Sculpture
In 1996, I was invited to the Buchenwald Memorial on the site of the former concentration camp, to install my piece Remembrance , which was acquired for the permanent collection of the museum, and to participate in the 51st anniversary of the liberation of the camp.
An exhibit at the Memorial which made a strong impression on me was the long, narrow display case with hundreds of buttons, fragments of clothing, dentures, pieces of eyeglasses and other remnants of the incomprehensible suffering which occurred at Buchenwald. These tiny objects conveyed a sense of the vanished lives which the charts, documents and archival photographs could not. When I returned, I began a series of sculptures and installations based on the remnants in the display case.
There But For Fortune, The Prisoners , and Business Table are all part of a larger series in which shredded money played a major role. I like money in its shredded state because it is stripped of value and power. Worthless, it becomes just so much green and white confetti. It is literally not worth the paper it is printed on.

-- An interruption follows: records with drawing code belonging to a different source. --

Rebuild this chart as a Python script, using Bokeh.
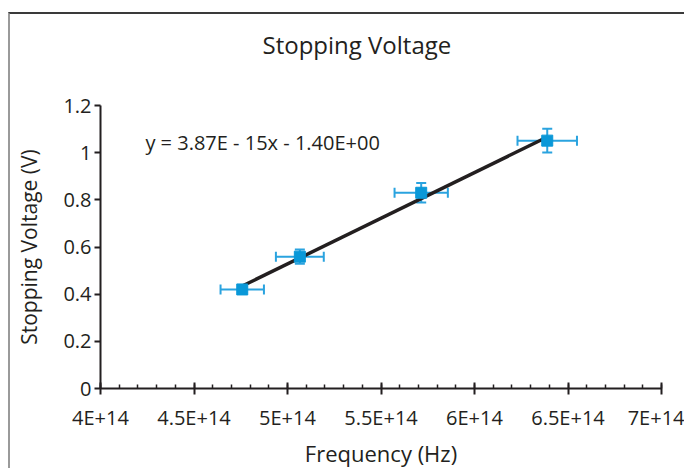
import numpy as np
from bokeh.plotting import figure
from bokeh.models import ColumnDataSource, Whisker, TeeHead, FixedTicker, Label, Title
from bokeh.embed import file_html
from bokeh.resources import INLINE

# Data
freq = [4.758e14, 5.066e14, 5.715e14, 6.389e14]
volt = [0.420, 0.559, 0.830, 1.051]
freq_err = [0.116e14, 0.128e14, 0.1425e14, 0.159e14]
volt_err = [0.012, 0.030, 0.041, 0.050]

x_ticks = [4.0e14, 4.5e14, 5.0e14, 5.5e14, 6.0e14, 6.5e14, 7.0e14]
x_labels = ["4E+14", "4.5E+14", "5E+14", "5.5E+14", "6E+14", "6.5E+14", "7E+14"]
y_ticks = [0, 0.2, 0.4, 0.6, 0.8, 1.0, 1.2]
y_labels = ["0", "0.2", "0.4", "0.6", "0.8", "1", "1.2"]
title = "Stopping Voltage"
equation = "y = 3.87E - 15x - 1.40E+00"

FONT = "Open Sans"
DARK = "#231f20"
BLUE = "#0a98d8"
ERR = "#2aa3df"

p = figure(width=676, height=456, output_backend="svg", toolbar_location=None,
           x_range=(4.0e14, 7.0e14), y_range=(0, 1.2),
           min_border_left=90, min_border_right=25, min_border_top=91, min_border_bottom=82)
p.margin = (12, 0, 0, 8)
p.styles = {"border-top": "2px solid #3a3a3a", "border-left": "2px solid #9a9a9a"}
p.outline_line_color = None
p.grid.visible = False

p.title.text = title
p.title.align = "left"
p.title.offset = 162
p.title.standoff = 10
p.title.text_font = FONT
p.title.text_font_size = "24px"
p.title.text_font_style = "normal"
p.title.text_color = DARK
# blank spacer between the frame and the title
p.add_layout(Title(text=" ", text_font=FONT, text_font_size="20px", standoff=11), "above")

# Axes
xa = p.xaxis[0]
xa.ticker = FixedTicker(ticks=x_ticks, minor_ticks=list(np.round(np.arange(40, 71) * 1e13, 0)))
xa.major_label_overrides = {t: l for t, l in zip(x_ticks, x_labels)}
xa.axis_label = "Frequency (Hz)"
ya = p.yaxis[0]
ya.ticker = FixedTicker(ticks=y_ticks, minor_ticks=[])
ya.major_label_overrides = {t: l for t, l in zip(y_ticks, y_labels)}
ya.axis_label = "Stopping Voltage (V)"
for ax in (xa, ya):
    ax.axis_line_color = DARK
    ax.axis_line_width = 2
    ax.major_tick_line_color = DARK
    ax.major_tick_line_width = 2
    ax.minor_tick_line_color = DARK
    ax.minor_tick_line_width = 1.5
    ax.major_label_text_font = FONT
    ax.major_label_text_font_size = "20px"
    ax.major_label_text_color = DARK
    ax.axis_label_text_font = FONT
    ax.axis_label_text_font_style = "normal"
    ax.axis_label_text_color = DARK
xa.axis_label_text_font_size = "22px"
ya.axis_label_text_font_size = "21px"
xa.major_tick_in = 6
xa.major_tick_out = 6
xa.minor_tick_in = 4
xa.minor_tick_out = 0
xa.major_label_standoff = 9
xa.axis_label_standoff = 4
ya.major_tick_in = 0
ya.major_tick_out = 6
ya.major_label_standoff = 3
ya.axis_label_standoff = 17

src = ColumnDataSource(dict(
    x=freq, y=volt,
    xl=[a - b for a, b in zip(freq, freq_err)], xu=[a + b for a, b in zip(freq, freq_err)],
    yl=[a - b for a, b in zip(volt, volt_err)], yu=[a + b for a, b in zip(volt, volt_err)],
))

# trendline (least squares over the data range)
m, c = np.polyfit(np.array(freq) / 1e14, np.array(volt), 1)
tx = [min(freq), max(freq)]
ty = [m * v / 1e14 + c for v in tx]
p.line(tx, ty, line_color=DARK, line_width=3.5)

p.add_layout(Whisker(source=src, base="y", lower="xl", upper="xu", dimension="width",
                     line_color=ERR, line_width=2,
                     lower_head=TeeHead(size=10, line_color=ERR, line_width=2),
                     upper_head=TeeHead(size=10, line_color=ERR, line_width=2)))
p.add_layout(Whisker(source=src, base="x", lower="yl", upper="yu", dimension="height",
                     line_color=ERR, line_width=2,
                     lower_head=TeeHead(size=10, line_color=ERR, line_width=2),
                     upper_head=TeeHead(size=10, line_color=ERR, line_width=2)))
p.scatter("x", "y", source=src, marker="square", size=11, fill_color=BLUE, line_color=BLUE)

p.add_layout(Label(x=4.24e14, y=1.041, text=equation, text_font=FONT, text_font_size="20px",
                   text_color=DARK, text_baseline="middle"))

open("out.html", "w").write(file_html(p, INLINE))
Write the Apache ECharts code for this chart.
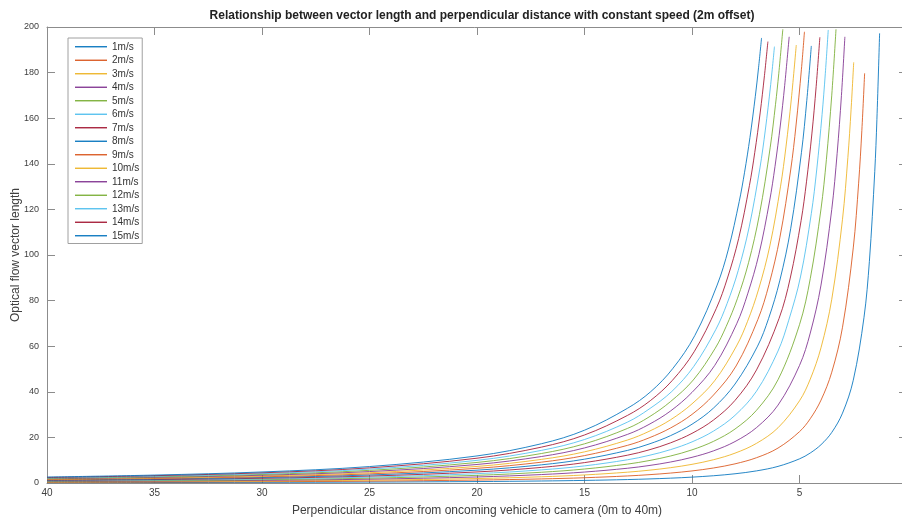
<!DOCTYPE html>
<html>
<head>
<meta charset="utf-8">
<script src="https://cdn.jsdelivr.net/npm/echarts@6/dist/echarts.min.js"></script>
<style>html,body{margin:0;padding:0;background:#fff;}#c{width:902px;height:521px;}</style>
</head>
<body>
<div id="c"></div>
<script>
const seriesNames = ['1m/s','2m/s','3m/s','4m/s','5m/s','6m/s','7m/s','8m/s','9m/s','10m/s','11m/s','12m/s','13m/s','14m/s','15m/s'];
const xTicks = [0,5,10,15,20,25,30,35,40];
const yTicks = [0,20,40,60,80,100,120,140,160,180,200];

const s1 = [[40,0.157],[35,0.206],[30,0.28],[25,0.405],[20,0.634],[17,0.88],[15,1.132],[13,1.512],[12,1.778],[11,2.12],[10,2.572],[9,3.186],[8,4.048],[7,5.315],[6,7.284],[5,10.59],[4.5,13.16],[4,16.8],[3.5,22.18],[3,30.64],[2.5,45.05],[2,72.67],[1.75,97.18],[1.5,136.6],[1.4,159.4],[1.274,197.2]];
const s2 = [[40,0.317],[35,0.415],[30,0.566],[25,0.818],[20,1.286],[17,1.789],[15,2.308],[13,3.092],[12,3.642],[11,4.355],[10,5.297],[9,6.582],[8,8.401],[7,11.09],[6,15.32],[5,22.52],[4.5,28.2],[4,36.34],[3.5,48.59],[3,68.31],[2.5,103.1],[2.25,131.5],[2.1,154.6],[1.971,179.7]];
const s3 = [[40,0.479],[35,0.627],[30,0.857],[25,1.242],[20,1.957],[17,2.73],[15,3.531],[13,4.744],[12,5.601],[11,6.711],[10,8.188],[9,10.21],[8,13.09],[7,17.39],[6,24.22],[5,36.06],[4.5,45.54],[4,59.34],[3.5,80.56],[3,115.7],[2.75,142.8],[2.6,163.9],[2.479,184.5]];
const s4 = [[40,0.643],[35,0.843],[30,1.154],[25,1.675],[20,2.648],[17,3.704],[15,4.803],[13,6.475],[12,7.659],[11,9.201],[10,11.26],[9,14.1],[8,18.17],[7,24.3],[6,34.15],[5,51.55],[4.5,65.75],[4,86.81],[3.5,120],[3.25,144.5],[3.05,169.9],[2.889,195.7]];
const s5 = [[40,0.81],[35,1.063],[30,1.457],[25,2.119],[20,3.36],[17,4.713],[15,6.127],[13,8.289],[12,9.827],[11,11.84],[10,14.53],[9,18.27],[8,23.67],[7,31.89],[6,45.29],[5,69.44],[4.5,89.61],[4,120.2],[3.75,141.8],[3.5,170.1],[3.302,199]];
const s6 = [[40,0.979],[35,1.286],[30,1.766],[25,2.573],[20,4.094],[17,5.76],[15,7.508],[13,10.19],[12,12.11],[11,14.63],[10,18.03],[9,22.77],[8,29.67],[7,40.28],[6,57.87],[5.5,71.39],[4.955,90.36],[4.45,118.2],[4.2,137.3],[3.95,161.6],[3.8,179.5],[3.663,198.7]];
const s7 = [[40,1.15],[35,1.513],[30,2.08],[25,3.038],[20,4.85],[17,6.844],[15,8.947],[13,12.2],[12,14.52],[11,17.6],[10,21.77],[9,27.62],[8,36.22],[7,49.6],[5.95,72.19],[5.43,89.88],[4.925,115.1],[4.675,132.1],[4.425,153.1],[4.225,173.9],[4.053,195.5]];
const s8 = [[40,1.324],[35,1.744],[30,2.402],[25,3.515],[20,5.631],[17,7.971],[15,10.45],[13,14.3],[12,17.08],[11,20.76],[10,25.77],[9,32.87],[8,43.4],[6.95,60.02],[6.435,72.23],[5.92,88.65],[5.41,111.5],[4.91,144.9],[4.66,167.8],[4.45,191.7]];
const s9 = [[40,1.501],[35,1.979],[30,2.729],[25,4.004],[20,6.436],[17,9.14],[15,12.02],[13,16.52],[12,19.78],[11,24.12],[10,30.08],[9,38.58],[7.95,51.32],[6.935,71.75],[6.42,86.97],[5.91,107.8],[5.41,137.3],[5.16,157],[4.91,181.5],[4.77,197.9]];
const s10 = [[40,1.68],[35,2.218],[30,3.064],[25,4.505],[20,7.267],[17,10.36],[15,13.66],[13,18.85],[12,22.64],[11,27.72],[10,34.72],[8.95,44.8],[7.93,60.1],[7.415,70.92],[6.9,85.03],[6.38,104],[5.88,130.2],[5.63,147.4],[5.38,168.4],[5.15,192.1]];
const s11 = [[40,1.862],[35,2.461],[30,3.405],[25,5.018],[20,8.126],[17,11.62],[15,15.38],[13,21.32],[12,25.69],[11,31.57],[10,39.74],[8.94,51.61],[7.92,69.87],[7.41,82.96],[6.89,100.2],[6.39,123.7],[6.14,138.8],[5.89,157],[5.69,174.3],[5.48,195.7]];
const s12 = [[40,2.047],[35,2.709],[30,3.754],[25,5.545],[20,9.014],[17,12.94],[15,17.18],[13,23.94],[12,28.94],[11,35.7],[9.94,45.18],[8.92,59.1],[8.41,68.67],[7.89,80.82],[7.37,96.62],[6.865,117.7],[6.365,147],[6.115,166.1],[5.965,179.5],[5.775,199]];
const s13 = [[40,2.235],[35,2.961],[30,4.11],[25,6.086],[20,9.933],[17,14.31],[15,19.07],[13,26.71],[12,32.4],[10.94,40.14],[9.92,51.1],[8.89,67.37],[8.37,78.67],[7.85,93.18],[7.34,112.3],[6.84,138.2],[6.59,154.8],[6.34,174.8],[6.165,191.4]];
const s14 = [[40,2.425],[35,3.218],[30,4.473],[25,6.641],[20,10.88],[17,15.74],[15,21.06],[13,29.65],[11.94,36.1],[10.92,44.94],[9.9,57.57],[8.87,76.55],[8.35,89.91],[7.83,107.2],[7.33,130.4],[7.08,145],[6.83,162.3],[6.63,178.7],[6.47,193.6]];
const s15 = [[40,2.619],[35,3.479],[30,4.845],[25,7.212],[20,11.87],[17,17.23],[15,23.15],[13,32.78],[11.92,40.06],[10.9,50.13],[9.87,64.66],[8.83,86.81],[8.305,102.6],[7.805,123.4],[7.555,136.3],[7.305,151.5],[7.055,169.6],[6.905,182.1],[6.765,195.2]];

const allSeries = [s1,s2,s3,s4,s5,s6,s7,s8,s9,s10,s11,s12,s13,s14,s15];
const palette = ['#0072BD','#D95319','#EDB120','#7E2F8E','#77AC30','#4DBEEE','#A2142F'];
const FONT = 'Liberation Sans, Arial, sans-serif';
const axisGray = '#8c8c8c';
const labelGray = '#404040';

const chart = echarts.init(document.getElementById('c'), null, {renderer: 'canvas'});

const series = allSeries.map((d, i) => ({
  name: seriesNames[i],
  type: 'line',
  data: d,
  xAxisIndex: 0,
  yAxisIndex: 0,
  showSymbol: false,
  symbol: 'none',
  smooth: 0.35,
  lineStyle: {width: 1, color: palette[i % 7], opacity: 0.85},
  itemStyle: {color: palette[i % 7]},
  emphasis: {disabled: true},
  animation: false
}));

function xAx(pos, main) {
  return {
    type: 'value', position: pos, min: xTicks[0], max: xTicks[xTicks.length-1], interval: 5, inverse: true,
    name: main ? 'Perpendicular distance from oncoming vehicle to camera (0m to 40m)' : '',
    nameLocation: 'middle', nameGap: 22, nameMoveOverlap: false,
    nameTextStyle: {fontFamily: FONT, fontSize: 12, color: labelGray},
    axisLine: {show: true, onZero: false, lineStyle: {color: axisGray, width: 1}},
    axisTick: {show: true, inside: true, length: 8, lineStyle: {color: axisGray}},
    axisLabel: {show: main, showMinLabel: false, margin: 5, fontFamily: FONT, fontSize: 10, color: labelGray},
    splitLine: {show: false}
  };
}
function yAx(pos, main) {
  return {
    type: 'value', position: pos, min: yTicks[0], max: yTicks[yTicks.length-1], interval: 20,
    name: main ? 'Optical flow vector length' : '',
    nameLocation: 'middle', nameGap: 25, nameMoveOverlap: false,
    nameTextStyle: {fontFamily: FONT, fontSize: 12, color: labelGray},
    axisLine: {show: true, onZero: false, lineStyle: {color: axisGray, width: 1}},
    axisTick: {show: true, inside: true, length: 8, lineStyle: {color: axisGray}},
    axisLabel: {show: main, margin: 8, fontFamily: FONT, fontSize: 9, color: labelGray},
    splitLine: {show: false}
  };
}

chart.setOption({
  animation: false,
  backgroundColor: '#ffffff',
  title: {
    text: 'Relationship between vector length and perpendicular distance with constant speed (2m offset)',
    left: 477, top: 5, textAlign: 'center',
    textStyle: {fontFamily: FONT, fontSize: 12, fontWeight: 'bold', color: '#222'}
  },
  grid: {left: 47, right: -5, top: 27, bottom: 38, containLabel: false, outerBoundsMode: 'none'},
  xAxis: [xAx('bottom', true), xAx('top', false)],
  yAxis: [yAx('left', true), yAx('right', false)],
  legend: {
    orient: 'vertical', left: 68, top: 38,
    padding: [2, 3, 1, 7],
    itemGap: 0, itemWidth: 32, itemHeight: 1.3, icon: 'rect',
    backgroundColor: '#ffffff', borderColor: '#a0a0a0', borderWidth: 1,
    textStyle: {fontFamily: FONT, fontSize: 10, color: '#333', lineHeight: 13.5},
    data: seriesNames,
    selectedMode: false
  },
  series: series
});
</script>
</body>
</html>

As I separate each strip, the patterns, letters, numbers, and gradations of color are more striking than when the bills are intact. Washington’s heavy-lidded eyes, references to higher powers, cryptic serial numbers, seals and signatures, scrolls and flourishes. When sliced-up and decontextualized, money is really quite mysterious and beautiful.
It no longer has the ability to poison relationships, topple governments, create misery and privilege.